• [PROMPT]
Print the listing from its top line through the line containing "from matplotlib.lines import Line2D", nothing more, and leave out the pictures.

• [SOURCE MATERIAL]
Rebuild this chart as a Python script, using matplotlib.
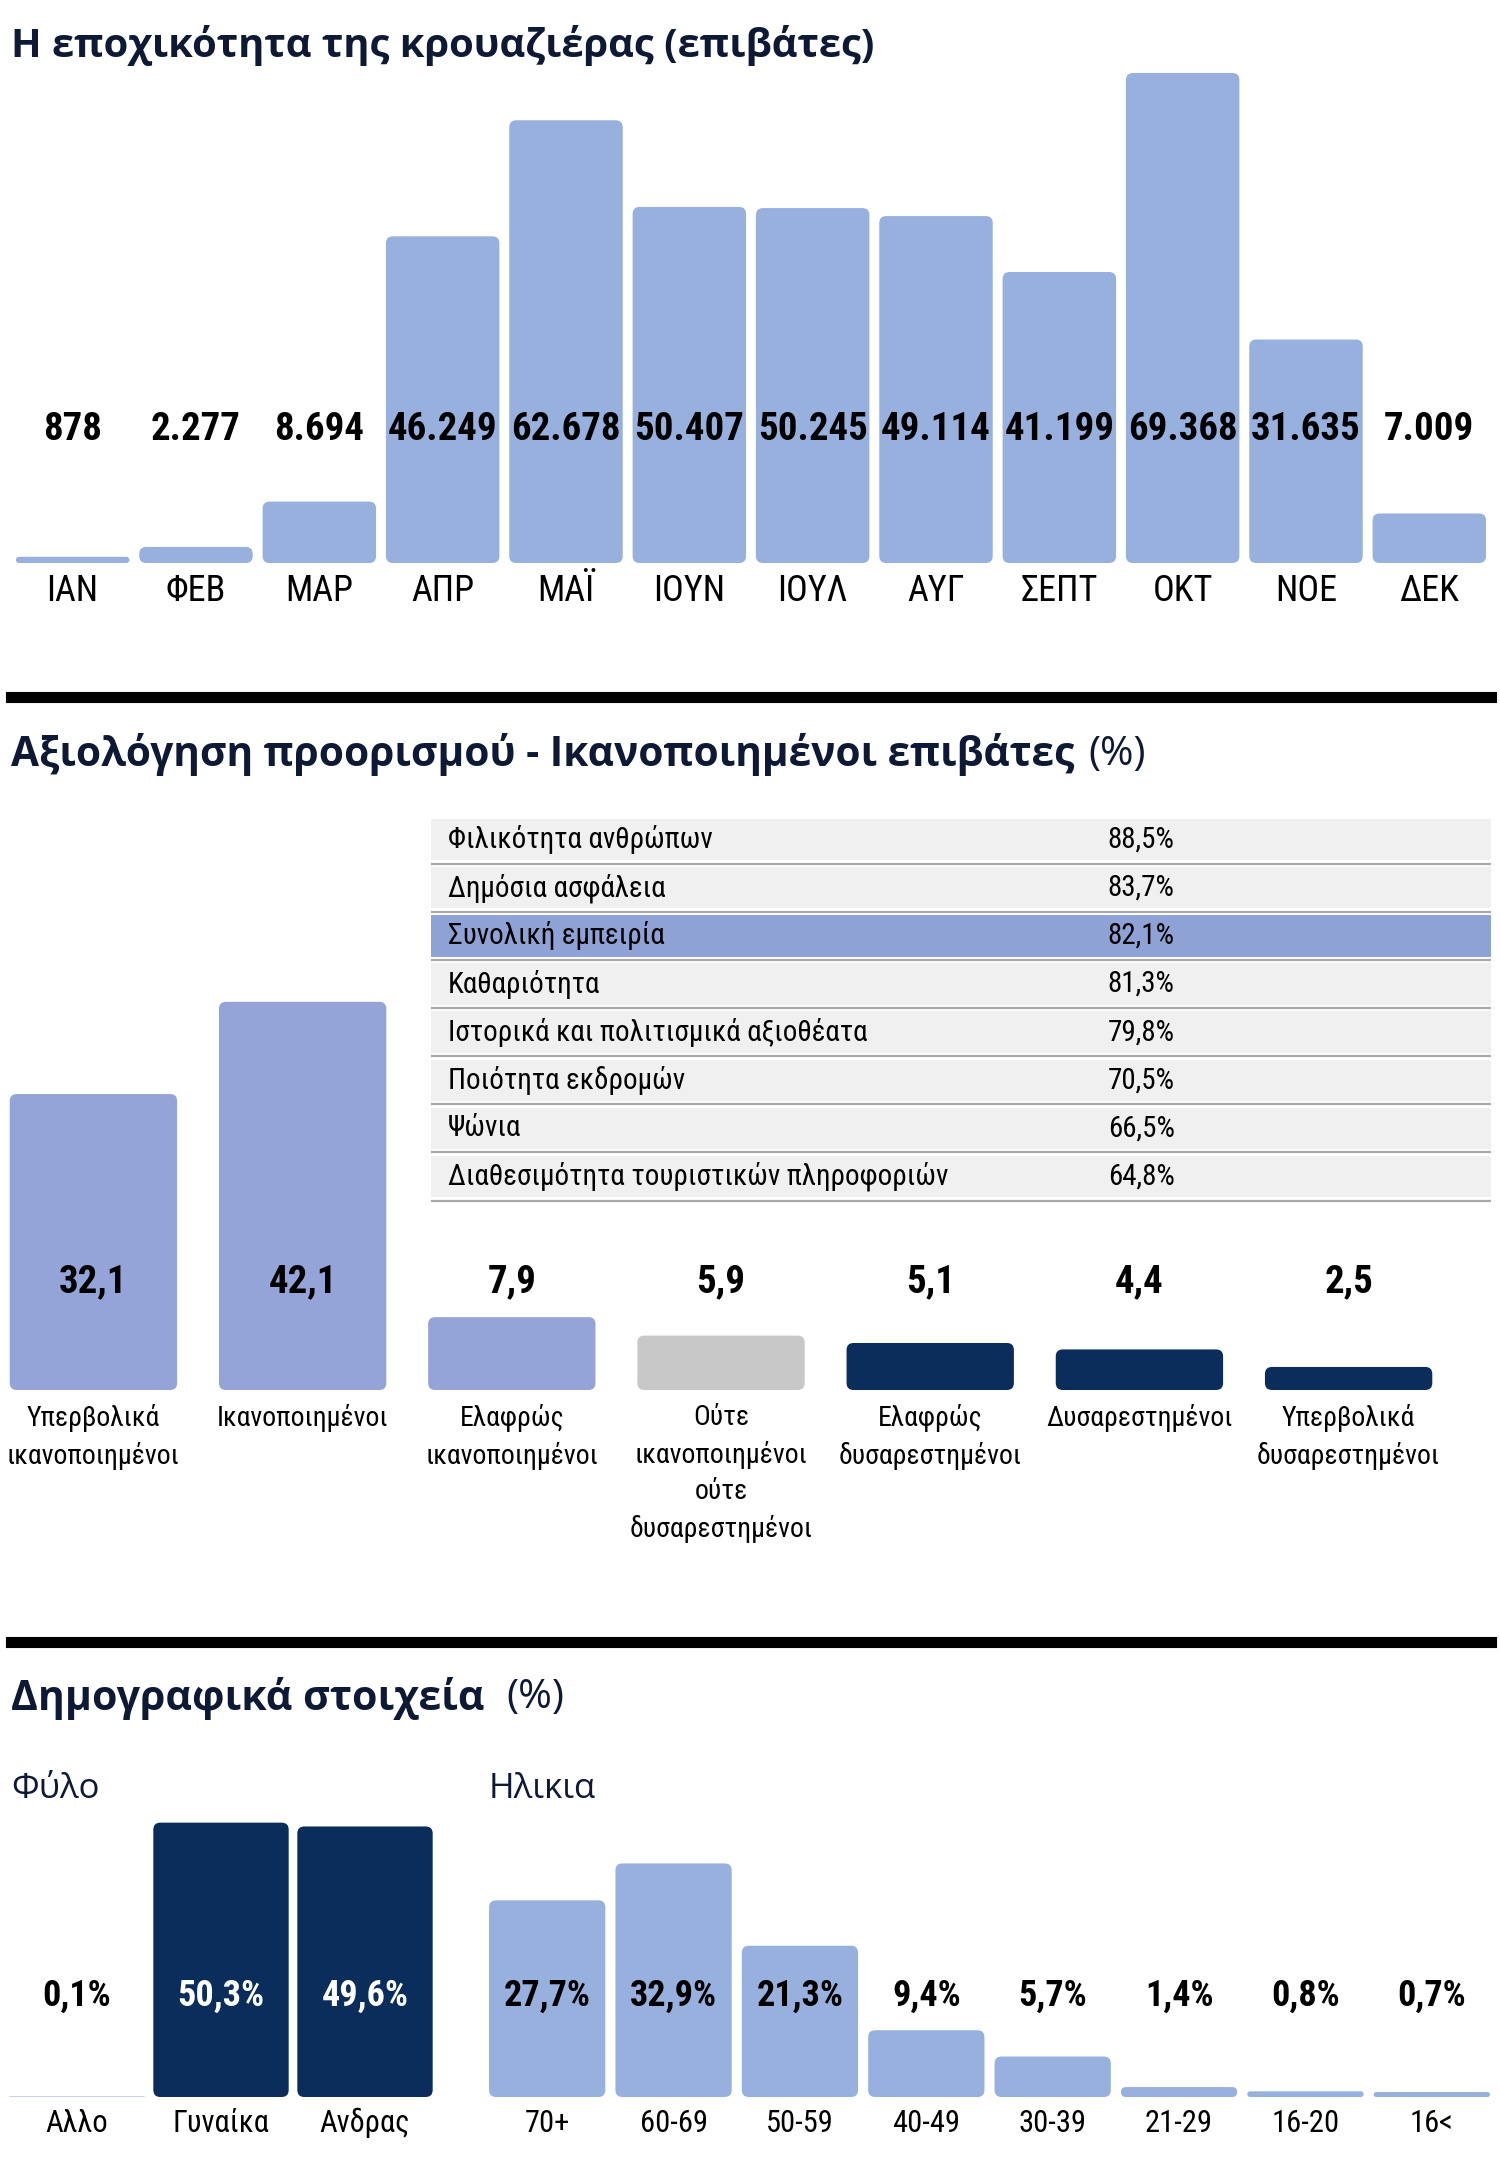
import numpy as np
import matplotlib
matplotlib.use('Agg')
import matplotlib.pyplot as plt
import matplotlib.transforms as mtransforms
from matplotlib import font_manager as fm
from matplotlib.patches import FancyBboxPatch
from matplotlib.lines import Line2D

# ---- data ----
months = ['ΙΑΝ', 'ΦΕΒ', 'ΜΑΡ', 'ΑΠΡ', 'ΜΑΪ', 'ΙΟΥΝ', 'ΙΟΥΛ', 'ΑΥΓ', 'ΣΕΠΤ', 'ΟΚΤ', 'ΝΟΕ', 'ΔΕΚ']
passengers = [878, 2277, 8694, 46249, 62678, 50407, 50245, 49114, 41199, 69368, 31635, 7009]

rating_items = ['Φιλικότητα ανθρώπων', 'Δημόσια ασφάλεια', 'Συνολική εμπειρία', 'Καθαριότητα',
                'Ιστορικά και πολιτισμικά αξιοθέατα', 'Ποιότητα εκδρομών', 'Ψώνια',
                'Διαθεσιμότητα τουριστικών πληροφοριών']
rating_values = [88.5, 83.7, 82.1, 81.3, 79.8, 70.5, 66.5, 64.8]
highlight_item = 'Συνολική εμπειρία'

sat_labels = ['Υπερβολικά\nικανοποιημένοι', 'Ικανοποιημένοι', 'Ελαφρώς\nικανοποιημένοι',
              'Ούτε\nικανοποιημένοι\nούτε\nδυσαρεστημένοι', 'Ελαφρώς\nδυσαρεστημένοι',
              'Δυσαρεστημένοι', 'Υπερβολικά\nδυσαρεστημένοι']
sat_values = [32.1, 42.1, 7.9, 5.9, 5.1, 4.4, 2.5]

gender_labels = ['Αλλο', 'Γυναίκα', 'Ανδρας']
gender_values = [0.1, 50.3, 49.6]

age_labels = ['70+', '60-69', '50-59', '40-49', '30-39', '21-29', '16-20', '16<']
age_values = [27.7, 32.9, 21.3, 9.4, 5.7, 1.4, 0.8, 0.7]

# ---- style ----
LIGHT = '#98b0dd'
VIOLET = '#95a4d8'
GREY = '#c8c8c8'
NAVY = '#0b2d5b'
TITLE_C = '#0e1a35'
sat_colors = [VIOLET, VIOLET, VIOLET, GREY, NAVY, NAVY, NAVY]
gender_colors = [LIGHT, NAVY, NAVY]

# pick fonts from what is installed: a narrow face for labels, a bold one for titles
_fl = fm.fontManager.ttflist
_COND = ('condensed', 'semi-condensed', 'extra-condensed', 'ultra-condensed')


def _weight(f):
    return f.weight if isinstance(f.weight, int) else fm.weight_dict.get(f.weight, 400)


def has_font(name, bold=False, cond=False):
    for f in _fl:
        if f.name != name:
            continue
        if bold and _weight(f) < 600:
            continue
        if not bold and _weight(f) >= 600:
            continue
        if cond and f.stretch not in _COND:
            continue
        return True
    return False


NARROW, NSTRETCH = 'DejaVu Sans', 'normal'
for name, cond in [('Liberation Sans Narrow', False), ('Roboto Condensed', False),
                   ('Open Sans Condensed', False), ('DejaVu Sans Condensed', False),
                   ('DejaVu Sans', True), ('Noto Sans', True), ('Roboto', False),
                   ('Liberation Sans', False)]:
    if has_font(name, False, cond) and has_font(name, True, cond):
        NARROW, NSTRETCH = name, ('condensed' if cond else 'normal')
        break

TITLE = 'DejaVu Sans'
for name in ['Open Sans', 'Roboto', 'Lato', 'Inter', 'Noto Sans', 'Liberation Sans']:
    if has_font(name, True) and has_font(name, False):
        TITLE = name
        break

NKW = dict(family=[NARROW, 'DejaVu Sans'], fontstretch=NSTRETCH)

W, H = 1500, 2174
fig = plt.figure(figsize=(W / 100, H / 100), dpi=100)
renderer = fig.canvas.get_renderer()


def px_axes(x0, x1, ybase, ytop):
    ax = fig.add_axes([x0 / W, 1 - ybase / H, (x1 - x0) / W, (ybase - ytop) / H])
    ax.set_axis_off()
    ax.patch.set_alpha(0)
    return ax


def fig_text(x, y, s, **kw):
    return fig.text(x / W, 1 - y / H, s, **kw)


def round_bars(ax, bars, r_px=7):
    # swap the plain rectangles for rounded ones, same data geometry
    pos = ax.get_position()
    xu = np.diff(ax.get_xlim())[0] / (pos.width * W)
    yu = np.diff(ax.get_ylim())[0] / (pos.height * H)
    for b in bars:
        x, y = b.get_xy()
        w, h = b.get_width(), b.get_height()
        r = min(r_px, w / xu / 2, h / yu / 2)
        p = FancyBboxPatch((x, y), w, h, boxstyle='round,pad=0,rounding_size=%f' % (r * xu),
                           mutation_aspect=yu / xu, fc=b.get_facecolor(), ec='none', clip_on=False)
        b.remove()
        ax.add_patch(p)


def fit_width(t, target_px):
    bb = t.get_window_extent(renderer)
    t.set_fontsize(t.get_fontsize() * target_px / bb.width)


def fit_group(texts, max_px):
    # shrink a group of texts together so the widest is no wider than max_px
    wmax = max(t.get_window_extent(renderer).width for t in texts)
    if wmax > max_px:
        for t in texts:
            t.set_fontsize(t.get_fontsize() * max_px / wmax)


def title_with_unit(x, y, bold, unit, target_px, gap=14):
    t = fig_text(x, y, bold, family=[TITLE, 'DejaVu Sans'], weight='bold', fontsize=26,
                 color=TITLE_C, va='center')
    fit_width(t, target_px)
    bb = t.get_window_extent(renderer)
    if unit:
        fig_text(bb.x1 + gap, y, unit, family=[TITLE, 'DejaVu Sans'], fontsize=t.get_fontsize(),
                 color=TITLE_C, va='center')


# ---- section 1: seasonality ----
title_with_unit(11, 46, 'Η εποχικότητα της κρουαζιέρας (επιβάτες)', None, 866)

ax1 = px_axes(11, 1491, 563, 63)
x = np.arange(len(months))
ax1.set_xlim(-0.5, len(months) - 0.5)
ax1.set_ylim(0, max(passengers) * 500 / 490)
bars = ax1.bar(x, passengers, width=0.92, color=LIGHT)
round_bars(ax1, bars)
tr = mtransforms.blended_transform_factory(ax1.transData, ax1.transAxes)
vals_t, lab_t = [], []
for i, v in enumerate(passengers):
    vals_t.append(ax1.text(i, 0.266, '{:,}'.format(v).replace(',', '.'), transform=tr, ha='center',
                           va='center', weight='bold', fontsize=28, **NKW))
    lab_t.append(ax1.text(i, -0.056, months[i], transform=tr, ha='center', va='center',
                          fontsize=26, **NKW))
fit_group(vals_t, 112)
fit_group(lab_t, 92)

fig.add_artist(Line2D([11 / W, 1491 / W], [1 - 697 / H] * 2, lw=8, color='black',
                      transform=fig.transFigure))

# ---- section 2: destination rating ----
title_with_unit(11, 755, 'Αξιολόγηση προορισμού - Ικανοποιημένοι επιβάτες', '(%)', 1064)

axt = px_axes(431, 1491, 1203, 818)
n = len(rating_items)
axt.set_xlim(0, 1)
axt.set_ylim(n, 0)
row_colors = ['#8fa2d6' if it == highlight_item else '#f0f0f0' for it in rating_items]
axt.barh(np.arange(n) + 0.45, 1, height=0.86, color=row_colors)
axt.hlines(np.arange(n) + 0.95, 0, 1, color='#a9a9a9', lw=1.6)
row_t = []
for i, (it, v) in enumerate(zip(rating_items, rating_values)):
    row_t.append(axt.text(0.016, i + 0.45, it, ha='left', va='center', fontsize=21, **NKW))
    row_t.append(axt.text(0.67, i + 0.45, ('%.1f%%' % v).replace('.', ','), ha='center',
                          va='center', fontsize=21, **NKW))
fit_group(row_t, 500)

ax2 = px_axes(11, 1491, 1390, 929)
xs = np.arange(len(sat_values))
ax2.set_xlim(-0.394, -0.394 + 1480 / 209.2)
ax2.set_ylim(0, 50)
bars = ax2.bar(xs, sat_values, width=0.8, color=sat_colors)
round_bars(ax2, bars)
tr = mtransforms.blended_transform_factory(ax2.transData, ax2.transAxes)
sv_t, sl_t = [], []
for i, v in enumerate(sat_values):
    sv_t.append(ax2.text(i, (1390 - 1282) / 461, ('%.1f' % v).replace('.', ','), transform=tr,
                         ha='center', va='center', weight='bold', fontsize=28, **NKW))
    sl_t.append(ax2.text(i, -(1404 - 1390) / 461, sat_labels[i], transform=tr, ha='center',
                         va='top', multialignment='center', fontsize=20, linespacing=1.45, **NKW))
fit_group(sl_t, 190)

fig.add_artist(Line2D([11 / W, 1491 / W], [1 - 1642 / H] * 2, lw=8, color='black',
                      transform=fig.transFigure))

# ---- section 3: demographics ----
title_with_unit(11, 1698, 'Δημογραφικά στοιχεία', '(%)', 474, gap=22)
fig_text(11, 1789, 'Φύλο', family=[TITLE, 'DejaVu Sans'], fontsize=25, color=TITLE_C, va='center')
fig_text(489, 1789, 'Ηλικια', family=[TITLE, 'DejaVu Sans'], fontsize=25, color=TITLE_C, va='center')

ax3 = px_axes(5, 437, 2097, 1797)
xg = np.arange(len(gender_values))
ax3.set_xlim(-0.5, len(gender_values) - 0.5)
ax3.set_ylim(0, 55)
bars = ax3.bar(xg, gender_values, width=0.94, color=gender_colors)
round_bars(ax3, bars)
tr = mtransforms.blended_transform_factory(ax3.transData, ax3.transAxes)
pct_t, dl_t = [], []
for i, v in enumerate(gender_values):
    pct_t.append(ax3.text(i, (2097 - 1996) / 300, ('%.1f%%' % v).replace('.', ','), transform=tr,
                          ha='center', va='center', weight='bold', fontsize=26,
                          color='white' if v > 20 else 'black', **NKW))
    dl_t.append(ax3.text(i, -26 / 300, gender_labels[i], transform=tr, ha='center', va='center',
                         fontsize=22, **NKW))

ax4 = px_axes(484, 1495, 2097, 1813)
xa = np.arange(len(age_values))
ax4.set_xlim(-0.5, len(age_values) - 0.5)
ax4.set_ylim(0, 40)
bars = ax4.bar(xa, age_values, width=0.92, color=LIGHT)
round_bars(ax4, bars)
tr = mtransforms.blended_transform_factory(ax4.transData, ax4.transAxes)
for i, v in enumerate(age_values):
    pct_t.append(ax4.text(i, (2097 - 1996) / 284, ('%.1f%%' % v).replace('.', ','), transform=tr,
                          ha='center', va='center', weight='bold', fontsize=26, **NKW))
    dl_t.append(ax4.text(i, -26 / 284, age_labels[i], transform=tr, ha='center', va='center',
                         fontsize=22, **NKW))
fit_group(pct_t, 100)
fit_group(dl_t, 100)

fig.savefig('out.png', dpi=100)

• [FULL OUTPUT]
Rebuild this chart as a Python script, using matplotlib.
import numpy as np
import matplotlib
matplotlib.use('Agg')
import matplotlib.pyplot as plt
import matplotlib.transforms as mtransforms
from matplotlib import font_manager as fm
from matplotlib.patches import FancyBboxPatch
from matplotlib.lines import Line2D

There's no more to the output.